Notes to Financial Statements
for the fiscal years ended
December 31, 1999 and
for the periods ended March 31, 1999 and 2000
continued
3-PROPERTY AND EXECUTIVE COMPENSATION
(a) PROPERTY:
The Company's offices and its books and records are located, without cost,
at 1434 West Alabama, Houston, Texas 77006.
(b) EXECUTIVE COMPENSATION:
Since inception, the Company has paid no cash compensation to its officers
or directors. Officers of the Company will be reimbursed for out-of-pocket
expenses and may be compensated for the time they devote to the Company. In
addition, Officers may receive compensation for services performed on behalf of
the Company. The terms of any such compensation will be determined on the basis
of the nature and extent of the services which may be required and will be no
less favorable to the Company than the charges for similar services made by
independent third parties who are similarly qualified. No officer or director
is required to make any specific amount or percentage of his business time
available to the Company.
4-STOCKHOLDERS' EQUITY.
The Company is authorized to issue 50,000,000 shares of common stock having a
par value of $0.001. During 1995, 3,563,001 shares of common stock having a net
par value of $3,563 and $1,437 in cash, were issued in exchange for
organizational costs which were valued by management at $5,000. During 1996,
68,250 shares of Common Stock were issued for $25,400 in cash.
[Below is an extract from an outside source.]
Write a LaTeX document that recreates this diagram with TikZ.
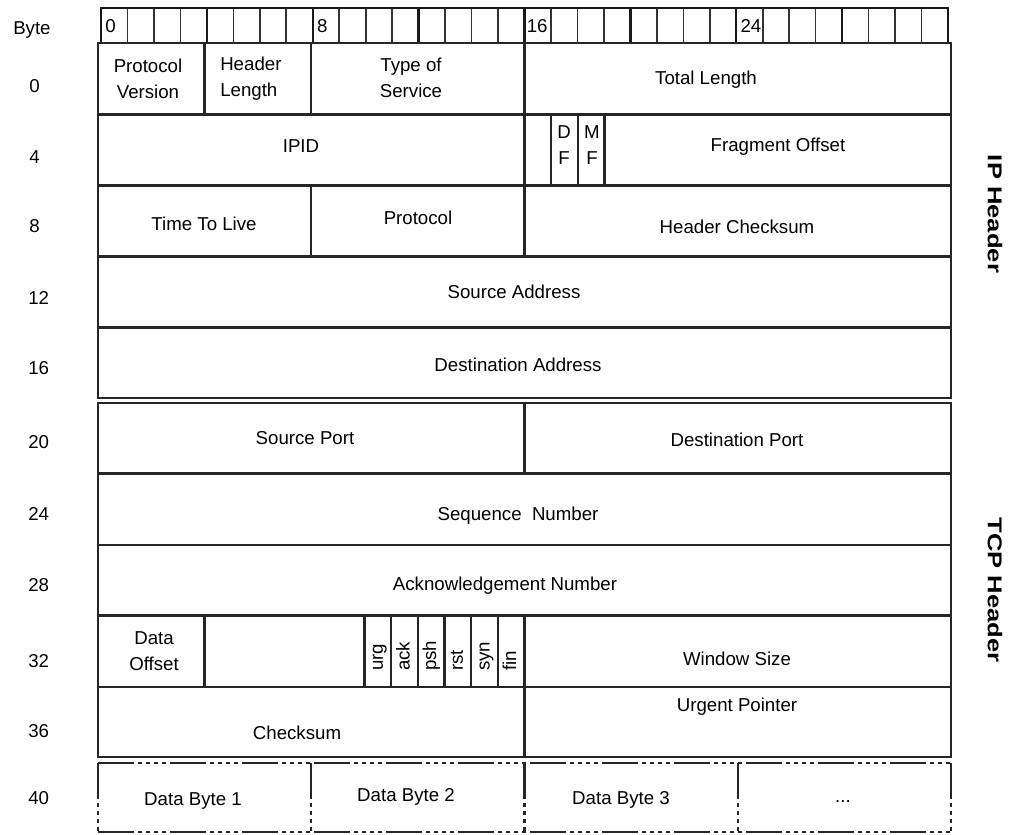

During 2000,
5,000,000 shares were issued in exchange for $5,000 in cash. On February 20,
1998 the Board of Directors approved a 1 for 40 reverse stock split. On February
21, 2000 the Board of Directors approved a 3 for 1 forward stock split. These
financial statements have been retroactively restated to reflect these changes
as if they had been in effect since inception.